Quebec Restaurants Are Underserved by Most Loyalty Platforms
The glaring difference is the French-first customer communication requirements under the Charte de la langue française, but the problem isn't just language.
Quebec diners expect to be spoken to in French, and they expect their data to be handled with care—it’s a legal obligation under Law 25.
For enterprise platforms, Quebec is often simply not in scope. For smaller platforms, it's frequently an afterthought. The result is a province with a large, restaurant-dense urban population and almost no locally-aware loyalty software competing for their business.
What Quebec Restaurant Operators Want From a Loyalty Program
The fundamentals of a good loyalty program are the same anywhere: drive repeat visits, increase average spend, and give you meaningful data about who your best customers are. But Quebec operators tend to have a few priorities that aren't always top of mind in platforms designed elsewhere.
- French isn't optional: Emails, SMS messages, digital loyalty cards, app interfaces need to work in French. It's a requirement of operating in the province. A loyalty program that can only communicate with your customers in English is not an option.
- Bilingual capabilities for mixed markets: In bilingual cities like Montreal, operators often serve customers who expect French and customers who prefer English. A loyalty program that can handle both without requiring you to manage two separate systems becomes an operational advantage.

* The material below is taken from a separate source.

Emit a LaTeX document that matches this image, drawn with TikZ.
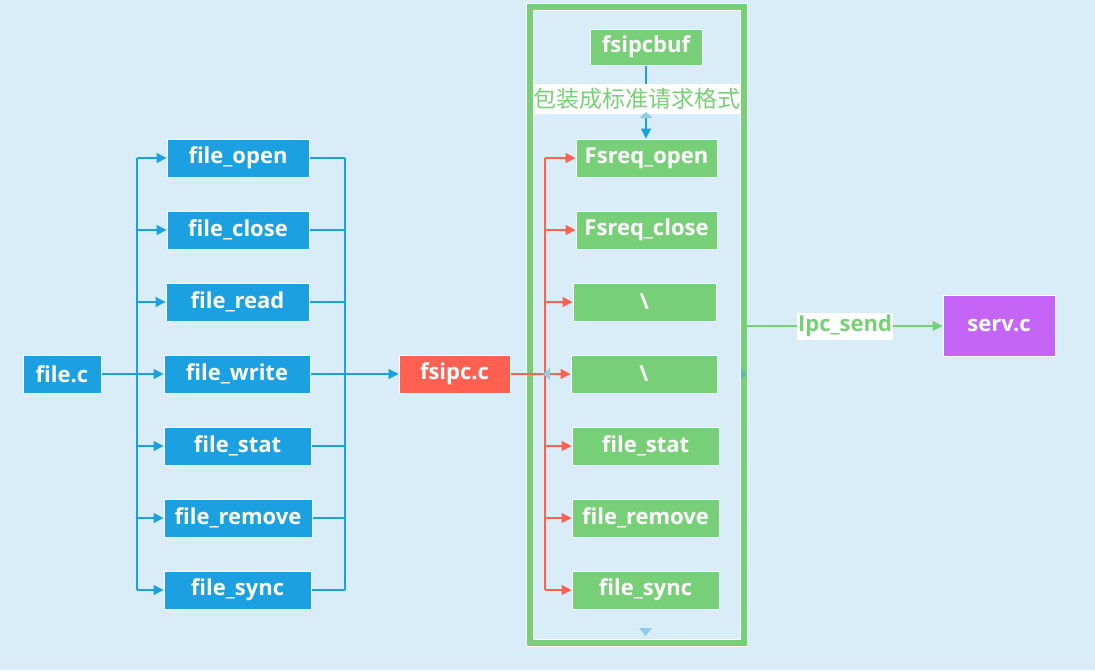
\documentclass[tikz,border=0pt]{standalone}
\usepackage{fontspec}
\setmainfont{Open Sans}
\newfontfamily\cjk{Noto Sans CJK SC}
\usetikzlibrary{arrows.meta}
\definecolor{bg}{HTML}{D8EDF8}
\definecolor{bblue}{HTML}{1BA1E2}
\definecolor{rred}{HTML}{FF6050}
\definecolor{ggreen}{HTML}{77D077}
\definecolor{ppurple}{HTML}{C465F8}
\definecolor{lblue}{HTML}{90CCEA}
\definecolor{lteal}{HTML}{5DBFA8}
\tikzset{
  box/.style={draw=white, line width=1pt, text=white, font=\fontsize{22}{26}\selectfont\bfseries, inner sep=0pt, minimum height=38pt},
  bluebox/.style={box, fill=bblue},
  greenbox/.style={box, fill=ggreen},
  bline/.style={draw=bblue, line width=1.3pt},
  rline/.style={draw=rred, line width=1.3pt},
  gline/.style={draw=ggreen, line width=1.3pt},
  barrow/.style={bline, -{Triangle[length=10pt,width=10pt]}},
  rarrow/.style={rline, -{Triangle[length=10pt,width=10pt]}},
  garrow/.style={gline, -{Triangle[length=10pt,width=10pt]}},
}
\begin{document}
\begin{tikzpicture}[x=1pt,y=-1pt]
\fill[bg] (0,0) rectangle (1095,670);
\useasboundingbox (0,0) rectangle (1095,670);
% frame
\draw[white, line width=8pt] (530,7) rectangle (744,643);
\draw[ggreen, line width=6pt] (530,7) rectangle (744,643);
% left nodes
\node[bluebox, minimum width=78pt] (filec) at (62,374) {file.c};
\node[bluebox, minimum width=142pt] (lopen) at (238,158) {file\_open};
\node[bluebox, minimum width=142pt] (lclose) at (238,230) {file\_close};
\node[bluebox, minimum width=143pt] (lread) at (237.5,302) {file\_read};
\node[bluebox, minimum width=146pt] (lwrite) at (237,374) {file\_write};
\node[bluebox, minimum width=147pt] (lstat) at (237.5,446) {file\_stat};
\node[bluebox, minimum width=148pt] (lremove) at (238,518) {file\_remove};
\node[bluebox, minimum width=147pt] (lsync) at (237.5,590) {file\_sync};
\node[box, fill=rred, minimum width=111pt] (fsipc) at (454.5,374) {fsipc.c};
% green nodes
\node[greenbox, minimum width=112pt, minimum height=36pt] (buf) at (646,47) {fsipcbuf};
\node[greenbox, minimum width=141pt] (gopen) at (646.5,158) {Fsreq\_open};
\node[greenbox, minimum width=141pt] (gclose) at (646.5,230) {Fsreq\_close};
\node[greenbox, minimum width=143pt] (gbs1) at (644.5,302) {\textbackslash};
\node[greenbox, minimum width=146pt] (gbs2) at (644,374) {\textbackslash};
\node[greenbox, minimum width=147pt] (gstat) at (645.5,446) {file\_stat};
\node[greenbox, minimum width=147pt] (gremove) at (645.5,518) {file\_remove};
\node[greenbox, minimum width=147pt] (gsync) at (645.5,590) {file\_sync};
\node[box, fill=ppurple, minimum width=112pt, minimum height=61pt] (serv) at (999,325.5) {serv.c};
% labels
\node[fill=white, inner sep=0pt, minimum width=208pt, minimum height=30pt, text=ggreen, font=\cjk\fontsize{23}{25}\selectfont] (wrap) at (637,99) {包装成标准请求格式};
\node[fill=white, inner sep=0pt, minimum width=96pt, minimum height=27pt, text=ggreen, font=\fontsize{22}{26}\selectfont\bfseries] (ipc) at (845,326) {Ipc\_send};
% left bus
\coordinate (lbt) at (137,158);
\coordinate (lbb) at (137,590);
\draw[bline] (lbt) -- (lbb);
\draw[barrow] (filec.east) -- (lwrite.west);
\foreach \n in {lopen,lclose,lread,lstat,lremove,lsync}
  \draw[barrow] (\n.west -| lbt) -- (\n.west);
% right bus
\coordinate (rbt) at (345,158);
\coordinate (rbb) at (345,590);
\draw[bline] (rbt) -- (rbb);
\foreach \n in {lopen,lclose,lread,lwrite,lstat,lremove,lsync}
  \draw[bline] (\n.east) -- (\n.east -| rbt);
\draw[barrow] (fsipc.west -| rbt) -- (fsipc.west);
% red bus
\coordinate (gbt) at (545,158);
\coordinate (gbb) at (545,590);
\draw[rline] (gbt) -- (gbb);
\draw[rline] (fsipc.east) -- (fsipc.east -| gbt);
\foreach \n in {gopen,gclose,gbs1,gbs2,gstat,gremove,gsync}
  \draw[rarrow] (\n.west -| gbt) -- (\n.west);
% top connector
\draw[bline] (buf.south) -- (wrap.north -| buf.south);
\draw[barrow] (wrap.south -| buf.south) -- (gopen.north -| buf.south);
\fill[lblue] (639.5,118) -- (652.5,118) -- (646,112) -- cycle;
% stray triangles
\fill[lblue] (543,374) -- (550,368) -- (550,380) -- cycle;
\fill[lteal] (747,374) -- (741,368) -- (741,380) -- cycle;
\fill[lblue] (639,628) -- (652,628) -- (645.5,636) -- cycle;
% ipc
\coordinate (fr) at (747,326);
\draw[gline] (fr) -- (ipc.west);
\draw[garrow] (ipc.east) -- (ipc.east -| serv.west);
\end{tikzpicture}
\end{document}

- Multi-location growth capabilities: Quebec's restaurant scene includes some of the country's best-known multi-location brands. Operators who are running three, five, or fifteen locations need a platform that consolidates customer data across sites.
- Simplicity at the point of sale: A loyalty program that integrates cleanly with your existing POS and adds one extra step to set up.
How to Run a Program That Works in French and English
Running a bilingual loyalty program is less complicated than it sounds, but it does require thinking through the customer experience from both angles.
Some things to pay attention to:
- Enrolment: Whether you're signing customers up in person, via a QR code, or through a digital app, the enrolment flow needs to be available in both languages. This includes the sign-up form, the confirmation message, and any welcome communication. If a customer signs up in French and receives an English welcome email, that creates a poor loyalty experience before any customer relationship can develop.
- Ongoing communications: Points updates, reward notifications, promotional offers should all go out in the customer's preferred language. A platform that stores language preference at the customer profile level handles this automatically.
- Physical materials: Cards, receipts, and signage should reflect your market. In a predominantly French-speaking location, French-first makes sense. In a bilingual location, both languages on the same material is often the right call.
- Staff communication: Your team needs to be able to explain the program confidently in the language the customer is using. Keep the pitch simple and make sure it works in both languages.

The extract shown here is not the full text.